Friday, October 1, 2004

Plea bargain accepted in machete case

Hunt credited for time in jail and released


By MATT FURBER
Express Staff Writer

In a surprise court hearing Thursday in Hailey, Daniel D. Hunt pleaded guilty to a misdemeanor battery charge in connection with an early morning altercation May 16 with Thomas P. Algiers, who later that morning was killed in a police standoff.

Fifth District Magistrate Judge Ted Israel accepted Hunt's plea and sentenced him to 135 days in the Blaine County Jail. Hunt was credited for time served and released from custody.

The Special Prosecutions Unit of the Attorney General's Criminal Law Division investigated and prosecuted the case at the request of Blaine County Prosecuting Attorney Jim Thomas. Deputy Attorney General Jay F. Rosenthal prosecuted the case.
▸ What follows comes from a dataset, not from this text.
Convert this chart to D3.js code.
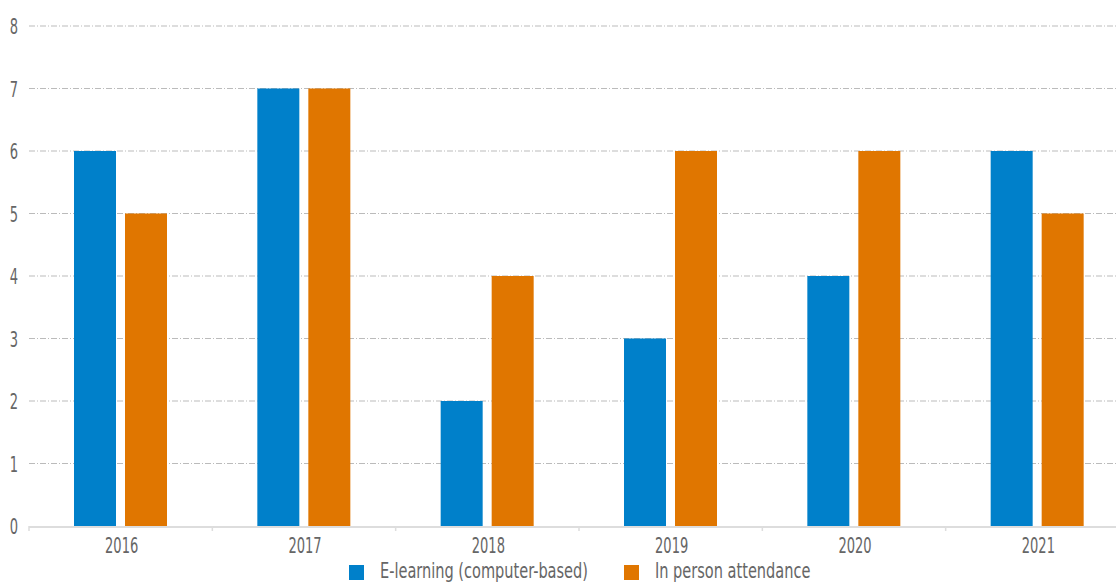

According to the AG?s Office, the evidence in the case established that Hunt, 44, a former Wyoming resident, and Algiers, 46, a Ketchum resident, were camping near the Big Wood River in Ketchum. Early in the morning of May 16, Hunt and Algiers got into a physical altercation initiated by Algiers. Hunt told officers that Algiers attempted to stran-gle him and that he hit Algiers a number of times over the head with a machete in an attempt to free himself. Once Algiers released Hunt from the stranglehold, Hunt kicked Algiers in the head with his bare foot and ran to the River Run Lodge to report the incident and to get help for Algiers.

Ketchum City Police Department Officers responded to the call as well as Blaine County Sheriff's Deputies Curtis Miller and Dale Stocking. In the course of a search in the darkness of the early hours, Algiers came out of some thick brush and walked toward Deputies Miller and Stocking. Algiers was holding a knife with blades opened at each end. Although the deputies repeatedly ordered Algiers to drop the knife, Algiers continued toward the officers refusing to drop the knife and ordering them to drop their weapons. Miller shot Algiers twice. Thomas Algiers died as a result of one of the gunshots.

On Sept. 1, a Blaine County Coroner's Jury determined that Miller's actions were justified when he shot Algiers. The Coroner?s Jury found that Miller fired two shots in self-defense.

Hunt was arrested on May 20 and charged with aggravated battery and aggravated assault on Thomas Algiers. Hunt has been in the Blaine County Jail since that time.

"This is a tragic case by any definition," Attorney General Lawrence Wasden said. "After many hours of interviews and investigation, my office determined that misdemeanor battery was the appropriate and fair charge against Mr. Hunt, as well as the only charge that the state could prove beyond a reasonable doubt."

As part of a plea bargain to gain Hunt's plea, Rosenthal asked that the two felony charges that Hunt has been held on for the past four months be dropped. He said as required by Idaho Code he was unable to prove the charges for the machete wounds beyond a reasonable doubt, but that he felt he could prove the kicking.

Hunt was scheduled to stand trial in 5th District Court on Oct. 26. Members of the Algiers family said they wanted the trial to go forward to get the facts in the case out and that they are disappointed by the decision by the state to seek a plea bargain.

Israel, after some deliberation and discussion with Hunt about his lifestyle as an itinerant worker and his plans to leave the county, accepted the agreement made between Hunt's defense attorney Stephen Thompson and Rosenthal.

The maximum penalty for the misdemeanor is six months in jail and a $500 fine. The fine was waved, Hunt was given credit for the 135 days he had already spent in jail and was immediately released.

Thompson said arrangements have been made for Hunt to leave the state and that his client regrets the death of his friend Algiers and the problems the officers involved in the police shooting experienced.

Wasden said his office will release the records of the investigation on Oct. 8.